───── THE INPUT ─────

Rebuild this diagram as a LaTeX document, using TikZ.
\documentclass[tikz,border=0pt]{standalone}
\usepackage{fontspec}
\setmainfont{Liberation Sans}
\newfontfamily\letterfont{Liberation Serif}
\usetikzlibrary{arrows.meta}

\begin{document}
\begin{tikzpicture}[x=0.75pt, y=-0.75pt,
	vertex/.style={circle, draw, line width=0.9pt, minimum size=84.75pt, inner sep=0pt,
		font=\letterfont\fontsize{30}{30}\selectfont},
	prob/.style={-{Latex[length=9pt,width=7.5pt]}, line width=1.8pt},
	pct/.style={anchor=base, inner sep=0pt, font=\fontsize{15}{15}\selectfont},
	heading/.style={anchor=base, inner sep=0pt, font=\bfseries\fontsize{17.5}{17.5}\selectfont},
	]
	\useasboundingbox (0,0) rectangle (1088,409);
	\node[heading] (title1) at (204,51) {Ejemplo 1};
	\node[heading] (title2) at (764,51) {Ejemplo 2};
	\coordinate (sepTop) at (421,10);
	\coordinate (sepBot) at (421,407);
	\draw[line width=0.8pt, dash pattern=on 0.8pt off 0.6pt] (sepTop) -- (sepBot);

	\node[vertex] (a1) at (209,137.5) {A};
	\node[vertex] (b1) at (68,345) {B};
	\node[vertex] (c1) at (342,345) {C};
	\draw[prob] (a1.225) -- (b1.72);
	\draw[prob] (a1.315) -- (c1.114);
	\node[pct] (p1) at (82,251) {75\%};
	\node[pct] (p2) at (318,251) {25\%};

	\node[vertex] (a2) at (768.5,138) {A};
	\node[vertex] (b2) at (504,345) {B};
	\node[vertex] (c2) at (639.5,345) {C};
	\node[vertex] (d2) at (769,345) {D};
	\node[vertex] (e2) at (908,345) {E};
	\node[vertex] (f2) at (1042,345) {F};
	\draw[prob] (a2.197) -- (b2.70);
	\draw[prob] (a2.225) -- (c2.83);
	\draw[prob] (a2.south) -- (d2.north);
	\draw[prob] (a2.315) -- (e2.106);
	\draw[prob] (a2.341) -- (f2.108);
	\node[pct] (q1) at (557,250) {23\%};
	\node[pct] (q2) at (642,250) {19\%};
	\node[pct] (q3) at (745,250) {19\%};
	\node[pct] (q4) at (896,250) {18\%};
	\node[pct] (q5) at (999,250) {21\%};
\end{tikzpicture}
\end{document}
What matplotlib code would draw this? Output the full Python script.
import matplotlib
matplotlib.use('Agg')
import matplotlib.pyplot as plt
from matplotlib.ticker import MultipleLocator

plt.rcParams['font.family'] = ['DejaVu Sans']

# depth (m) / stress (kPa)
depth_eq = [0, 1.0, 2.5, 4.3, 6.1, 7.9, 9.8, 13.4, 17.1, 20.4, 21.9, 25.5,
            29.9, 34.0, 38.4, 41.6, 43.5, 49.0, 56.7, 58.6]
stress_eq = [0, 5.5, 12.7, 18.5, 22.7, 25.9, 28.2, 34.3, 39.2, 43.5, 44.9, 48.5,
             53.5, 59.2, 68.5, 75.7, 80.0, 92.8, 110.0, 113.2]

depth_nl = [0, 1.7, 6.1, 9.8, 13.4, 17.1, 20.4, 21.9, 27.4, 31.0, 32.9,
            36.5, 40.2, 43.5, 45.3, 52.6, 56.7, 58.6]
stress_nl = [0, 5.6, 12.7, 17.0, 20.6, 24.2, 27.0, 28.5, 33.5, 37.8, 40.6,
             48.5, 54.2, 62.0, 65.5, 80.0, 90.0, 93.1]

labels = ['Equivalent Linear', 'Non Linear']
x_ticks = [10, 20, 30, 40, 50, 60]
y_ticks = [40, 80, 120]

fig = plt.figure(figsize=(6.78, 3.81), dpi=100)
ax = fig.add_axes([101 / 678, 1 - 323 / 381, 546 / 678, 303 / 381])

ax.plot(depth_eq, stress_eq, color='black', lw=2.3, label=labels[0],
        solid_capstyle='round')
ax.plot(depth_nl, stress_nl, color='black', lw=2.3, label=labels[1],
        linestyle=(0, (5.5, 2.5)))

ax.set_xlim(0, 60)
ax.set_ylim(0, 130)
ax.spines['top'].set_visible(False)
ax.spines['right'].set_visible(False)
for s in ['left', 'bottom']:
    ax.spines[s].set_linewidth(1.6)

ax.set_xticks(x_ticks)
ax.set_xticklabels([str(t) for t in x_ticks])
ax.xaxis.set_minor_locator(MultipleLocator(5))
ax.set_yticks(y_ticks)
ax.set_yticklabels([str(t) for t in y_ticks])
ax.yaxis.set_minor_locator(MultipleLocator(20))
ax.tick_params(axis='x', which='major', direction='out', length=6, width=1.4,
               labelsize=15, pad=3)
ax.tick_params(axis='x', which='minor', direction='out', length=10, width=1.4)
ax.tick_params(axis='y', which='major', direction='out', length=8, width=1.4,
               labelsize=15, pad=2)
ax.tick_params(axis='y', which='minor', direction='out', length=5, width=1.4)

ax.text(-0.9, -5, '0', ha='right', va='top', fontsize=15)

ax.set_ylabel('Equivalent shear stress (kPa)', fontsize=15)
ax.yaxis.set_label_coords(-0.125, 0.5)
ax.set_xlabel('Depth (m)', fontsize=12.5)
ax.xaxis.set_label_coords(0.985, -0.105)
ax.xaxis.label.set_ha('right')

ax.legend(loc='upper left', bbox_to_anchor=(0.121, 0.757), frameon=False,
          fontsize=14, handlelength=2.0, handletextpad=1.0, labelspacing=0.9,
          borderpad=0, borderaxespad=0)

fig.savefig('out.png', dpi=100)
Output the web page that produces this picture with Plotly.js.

─────

• WHAT IS BEING ASKED
Check each line of the records for the string "this" and state how many lines contain it. Give only the number.

• WRITTEN SOLUTION
3